Trend #10: Growth of Crowdfunding & Collective Giving
by Jason Franklin
As a tool to democratize and diversify philanthropy, engage new donors, increase local giving and more, giving circles and crowdfunding are some of the most popular and rapidly spreading strategies for collective giving being promoted today.
While some of the oldest giving circles have existed for decades, the majority have only formed in the last few years and new models and networks of giving circles continue to emerge. The Johnson Center is partnering with a team of researchers on a new survey of the giving circle landscape and initial estimates from that research indicate that more than 1,200 giving circles exist in the U.S. alone, almost double the number from a decade ago. We have seen even more rapid growth in crowdfunding with estimates from 2013 to 2014 showing that donation- and reward-based crowdfunding platforms grew dramatically (45% and 84% respectively) and totaled over $3 billion worldwide in 2014.
The momentum for growth and diversification of crowdfunding platforms and giving circles as approaches to philanthropy will only continue to expand and be an increasingly important facet of the philanthropic landscape in the years to come. For the Johnson Center, this offers an opportunity for new work to inform the field. For example, while we know that considerable growth is taking place, it has been nearly a decade since the last systematic scan of giving circle activity in the U.S. and no work has yet examined the variety of new giving circle models to emerge in the U.S. in recent years even though they continue to evolve and grow in number. Additionally, there has been little scholarly research on the impact of these emerging efforts, on both their members and host organizations, and none yet to understand the impact of giving circles over time. The Kellogg Chair will be working toward research on impact of giving circles as well as developing training and insights for nonprofit leaders and grantmakers about how to access and engage with crowdfunding.

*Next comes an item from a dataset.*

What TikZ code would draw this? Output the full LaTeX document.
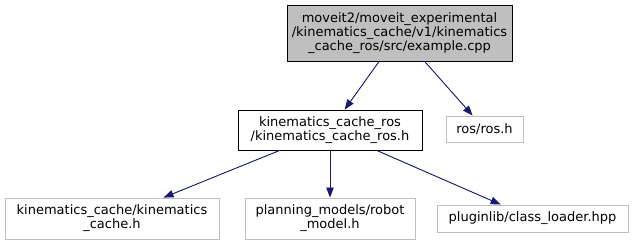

Jason Franklin, Ph.D., was appointed in June 2015 as the first W.K. Kellogg Community Philanthropy Chair at the Johnson Center for Philanthropy at Grand Valley State University. As the holder of the nation’s first endowed chair focused on community philanthropy, he is developing a program of research, teaching, service, and thought leadership to explore and advance the field of community philanthropy, nationally and internationally. He brings to this work a background in grantmaking and donor education, nonprofit strategy and leadership, social entrepreneurship, and urban policy advocacy.